Design strategies toward catalytic materials and cathode structures for emerging Li–CO2 batteries

Abstract

Integrating energy storage technologies with clean carbon dioxide (CO₂) recycling is considered to be a promising solution to alleviate global warming caused by CO₂ emission and meet the ever-increasing demand for electrical energy supplies. Recently, a rechargeable aprotic lithium–CO₂ (Li–CO₂) electrochemical system has been proposed as a new strategy for both energy storage and CO₂ capture. However, the study of such a system remains preliminary, and its development still faces huge challenges such as low energy efficiency and electrolyte decomposition caused by a large charge overpotential, which are primarily attributed to the sluggish kinetics of the CO₂ activation reaction in Li–CO₂ batteries. Therefore, the reasonable design and fabrication of catalysts with excellent catalytic activity and high stability remain a formidable challenge to develop practical Li–CO₂ batteries.
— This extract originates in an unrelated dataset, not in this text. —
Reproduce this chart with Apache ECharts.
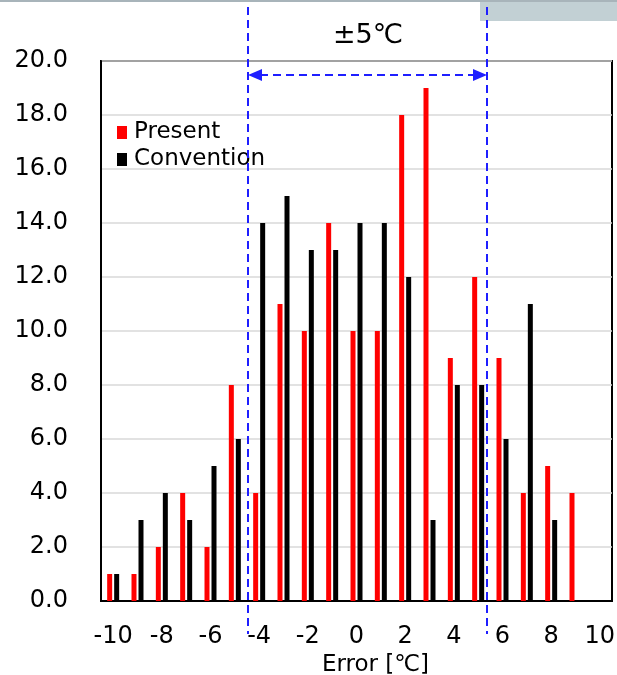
<!DOCTYPE html>
<html>
<head>
<meta charset="utf-8">
<script src="https://cdn.jsdelivr.net/npm/echarts@6/dist/echarts.min.js"></script>
<style>
html,body{margin:0;padding:0;background:#fff;}
#chart{width:617px;height:675px;}
</style>
</head>
<body>
<div id="chart"></div>
<script>
var categories = ['-10','-9','-8','-7','-6','-5','-4','-3','-2','-1','0','1','2','3','4','5','6','7','8','9','10'];
var presentValues = [1,1,2,4,2,8,4,11,10,14,10,10,18,19,9,12,9,4,5,4,null];
var conventionValues = [1,3,4,3,5,6,14,15,13,13,14,14,12,3,8,8,6,11,3,null,null];
var yTicks = {min:0, max:20, interval:2};

var FONT = 'DejaVu Sans';
var chart = echarts.init(document.getElementById('chart'), null, {renderer:'canvas'});
var blue = '#1f1fff';
chart.setOption({
  animation:false,
  textStyle:{fontFamily:FONT},
  grid:{left:101, right:5, top:61, bottom:74, show:true, borderColor:'#000', borderWidth:2,
        backgroundColor:'transparent', containLabel:false, outerBoundsMode:'none'},
  legend:{
    left:112, top:116, orient:'vertical', itemWidth:10, itemHeight:13, itemGap:4,
    icon:'rect',
    textStyle:{fontFamily:FONT, fontSize:23, color:'#000', padding:[0,0,0,2]},
    data:['Present','Convention']
  },
  xAxis:{
    type:'category', data:categories,
    axisLine:{lineStyle:{color:'#000', width:2}},
    axisTick:{show:false},
    axisLabel:{interval:1, fontSize:24, color:'#000', margin:24, fontFamily:FONT},
    name:'Error [℃]', nameLocation:'middle', nameGap:53,
    nameTextStyle:{fontSize:23, color:'#000', fontFamily:FONT, padding:[0,0,0,38]}
  },
  yAxis:{
    type:'value', min:yTicks.min, max:yTicks.max, interval:yTicks.interval,
    axisLine:{show:true, lineStyle:{color:'#000', width:2}},
    axisTick:{show:false},
    splitLine:{lineStyle:{color:'#d9d9d9', width:1.5}},
    axisLabel:{fontSize:24, color:'#000', margin:33, fontFamily:FONT,
      formatter:function(v){return v.toFixed(1);}}
  },
  series:[
    {name:'Present', type:'bar', data:presentValues, barWidth:5, barGap:'40%', itemStyle:{color:'#ff0000'}},
    {name:'Convention', type:'bar', data:conventionValues, barWidth:5, barGap:'40%', itemStyle:{color:'#000000'}}
  ],
  graphic:[
    {type:'rect', shape:{x:480, y:0, width:137, height:21}, style:{fill:'#c2d0d4'}, z:0},
    {type:'rect', shape:{x:0, y:0, width:617, height:2}, style:{fill:'#a8b4ba'}, z:0},
    {type:'line', shape:{x1:248, y1:7, x2:248, y2:634}, style:{stroke:blue, lineWidth:2, lineDash:[8,5]}, z:100},
    {type:'line', shape:{x1:487, y1:7, x2:487, y2:634}, style:{stroke:blue, lineWidth:2, lineDash:[8,5]}, z:100},
    {type:'line', shape:{x1:260, y1:75, x2:475, y2:75}, style:{stroke:blue, lineWidth:2, lineDash:[8,5]}, z:100},
    {type:'polygon', shape:{points:[[248,75],[262,69],[262,81]]}, style:{fill:blue}, z:100},
    {type:'polygon', shape:{points:[[487,75],[473,69],[473,81]]}, style:{fill:blue}, z:100},
    {type:'text', x:368, y:36, style:{text:'±5℃', font:'27px "DejaVu Sans"', fill:'#000', textAlign:'center', textVerticalAlign:'middle'}, z:100}
  ]
});
</script>
</body>
</html>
In this review, based on the introduction of the structure and fundamental electrochemistry of Li–CO₂ batteries, we provide an up-to-date and comprehensive review on state-of-the-art design strategies toward highly active catalytic materials and cathode structures for Li–CO₂ batteries, inspiring research interests and concerns to this emerging energy storage system and promoting its practical application for future advances in this field.